-- Start --
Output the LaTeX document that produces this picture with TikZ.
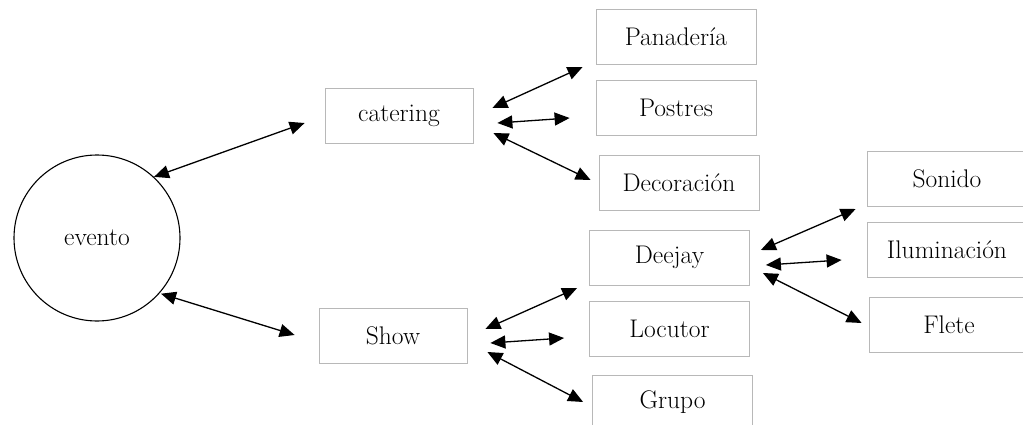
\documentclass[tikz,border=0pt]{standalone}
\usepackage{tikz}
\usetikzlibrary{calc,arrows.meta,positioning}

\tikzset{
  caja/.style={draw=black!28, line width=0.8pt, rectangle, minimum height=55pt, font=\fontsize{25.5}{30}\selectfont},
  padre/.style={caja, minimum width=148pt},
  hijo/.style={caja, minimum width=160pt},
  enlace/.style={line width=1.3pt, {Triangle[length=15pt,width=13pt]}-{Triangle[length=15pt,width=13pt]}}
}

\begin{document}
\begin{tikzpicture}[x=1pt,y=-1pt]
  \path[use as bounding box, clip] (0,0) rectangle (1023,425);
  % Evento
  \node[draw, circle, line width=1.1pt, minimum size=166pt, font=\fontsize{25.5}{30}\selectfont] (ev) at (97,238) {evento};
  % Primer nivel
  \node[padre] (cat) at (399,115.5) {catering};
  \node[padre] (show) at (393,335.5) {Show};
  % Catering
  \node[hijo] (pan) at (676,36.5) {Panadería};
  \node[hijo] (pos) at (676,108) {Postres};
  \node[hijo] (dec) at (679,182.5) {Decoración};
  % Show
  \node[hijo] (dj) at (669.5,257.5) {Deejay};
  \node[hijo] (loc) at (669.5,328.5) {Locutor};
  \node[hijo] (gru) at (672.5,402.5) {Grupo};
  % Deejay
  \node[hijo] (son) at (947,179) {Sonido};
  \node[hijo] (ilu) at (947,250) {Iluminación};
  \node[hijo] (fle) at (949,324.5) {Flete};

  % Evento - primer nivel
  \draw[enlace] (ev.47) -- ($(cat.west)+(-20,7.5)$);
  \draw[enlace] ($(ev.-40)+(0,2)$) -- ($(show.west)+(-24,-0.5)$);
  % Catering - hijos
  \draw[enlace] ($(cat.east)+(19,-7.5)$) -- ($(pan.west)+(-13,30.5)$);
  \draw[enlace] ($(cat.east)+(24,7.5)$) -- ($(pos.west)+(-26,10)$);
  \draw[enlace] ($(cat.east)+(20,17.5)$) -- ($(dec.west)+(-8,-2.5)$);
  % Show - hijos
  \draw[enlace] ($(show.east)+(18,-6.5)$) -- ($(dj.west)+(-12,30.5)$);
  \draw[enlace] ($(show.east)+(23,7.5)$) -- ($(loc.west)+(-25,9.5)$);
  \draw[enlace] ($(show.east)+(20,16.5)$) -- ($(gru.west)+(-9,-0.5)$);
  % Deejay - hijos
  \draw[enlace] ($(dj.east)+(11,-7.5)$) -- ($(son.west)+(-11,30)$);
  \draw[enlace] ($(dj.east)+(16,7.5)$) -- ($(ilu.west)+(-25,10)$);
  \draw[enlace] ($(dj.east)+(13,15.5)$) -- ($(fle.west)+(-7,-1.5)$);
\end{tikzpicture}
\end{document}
-- End --
— OBJECTIVE —
Transcribe all of the material exactly, leaving out whatever pictures it contains.

— THE ANSWER —
Output the LaTeX document that produces this picture with TikZ.
\documentclass[tikz,border=0pt]{standalone}
\usepackage{tikz}
\usetikzlibrary{calc,arrows.meta,positioning}

\tikzset{
  caja/.style={draw=black!28, line width=0.8pt, rectangle, minimum height=55pt, font=\fontsize{25.5}{30}\selectfont},
  padre/.style={caja, minimum width=148pt},
  hijo/.style={caja, minimum width=160pt},
  enlace/.style={line width=1.3pt, {Triangle[length=15pt,width=13pt]}-{Triangle[length=15pt,width=13pt]}}
}

\begin{document}
\begin{tikzpicture}[x=1pt,y=-1pt]
  \path[use as bounding box, clip] (0,0) rectangle (1023,425);
  % Evento
  \node[draw, circle, line width=1.1pt, minimum size=166pt, font=\fontsize{25.5}{30}\selectfont] (ev) at (97,238) {evento};
  % Primer nivel
  \node[padre] (cat) at (399,115.5) {catering};
  \node[padre] (show) at (393,335.5) {Show};
  % Catering
  \node[hijo] (pan) at (676,36.5) {Panadería};
  \node[hijo] (pos) at (676,108) {Postres};
  \node[hijo] (dec) at (679,182.5) {Decoración};
  % Show
  \node[hijo] (dj) at (669.5,257.5) {Deejay};
  \node[hijo] (loc) at (669.5,328.5) {Locutor};
  \node[hijo] (gru) at (672.5,402.5) {Grupo};
  % Deejay
  \node[hijo] (son) at (947,179) {Sonido};
  \node[hijo] (ilu) at (947,250) {Iluminación};
  \node[hijo] (fle) at (949,324.5) {Flete};

  % Evento - primer nivel
  \draw[enlace] (ev.47) -- ($(cat.west)+(-20,7.5)$);
  \draw[enlace] ($(ev.-40)+(0,2)$) -- ($(show.west)+(-24,-0.5)$);
  % Catering - hijos
  \draw[enlace] ($(cat.east)+(19,-7.5)$) -- ($(pan.west)+(-13,30.5)$);
  \draw[enlace] ($(cat.east)+(24,7.5)$) -- ($(pos.west)+(-26,10)$);
  \draw[enlace] ($(cat.east)+(20,17.5)$) -- ($(dec.west)+(-8,-2.5)$);
  % Show - hijos
  \draw[enlace] ($(show.east)+(18,-6.5)$) -- ($(dj.west)+(-12,30.5)$);
  \draw[enlace] ($(show.east)+(23,7.5)$) -- ($(loc.west)+(-25,9.5)$);
  \draw[enlace] ($(show.east)+(20,16.5)$) -- ($(gru.west)+(-9,-0.5)$);
  % Deejay - hijos
  \draw[enlace] ($(dj.east)+(11,-7.5)$) -- ($(son.west)+(-11,30)$);
  \draw[enlace] ($(dj.east)+(16,7.5)$) -- ($(ilu.west)+(-25,10)$);
  \draw[enlace] ($(dj.east)+(13,15.5)$) -- ($(fle.west)+(-7,-1.5)$);
\end{tikzpicture}
\end{document}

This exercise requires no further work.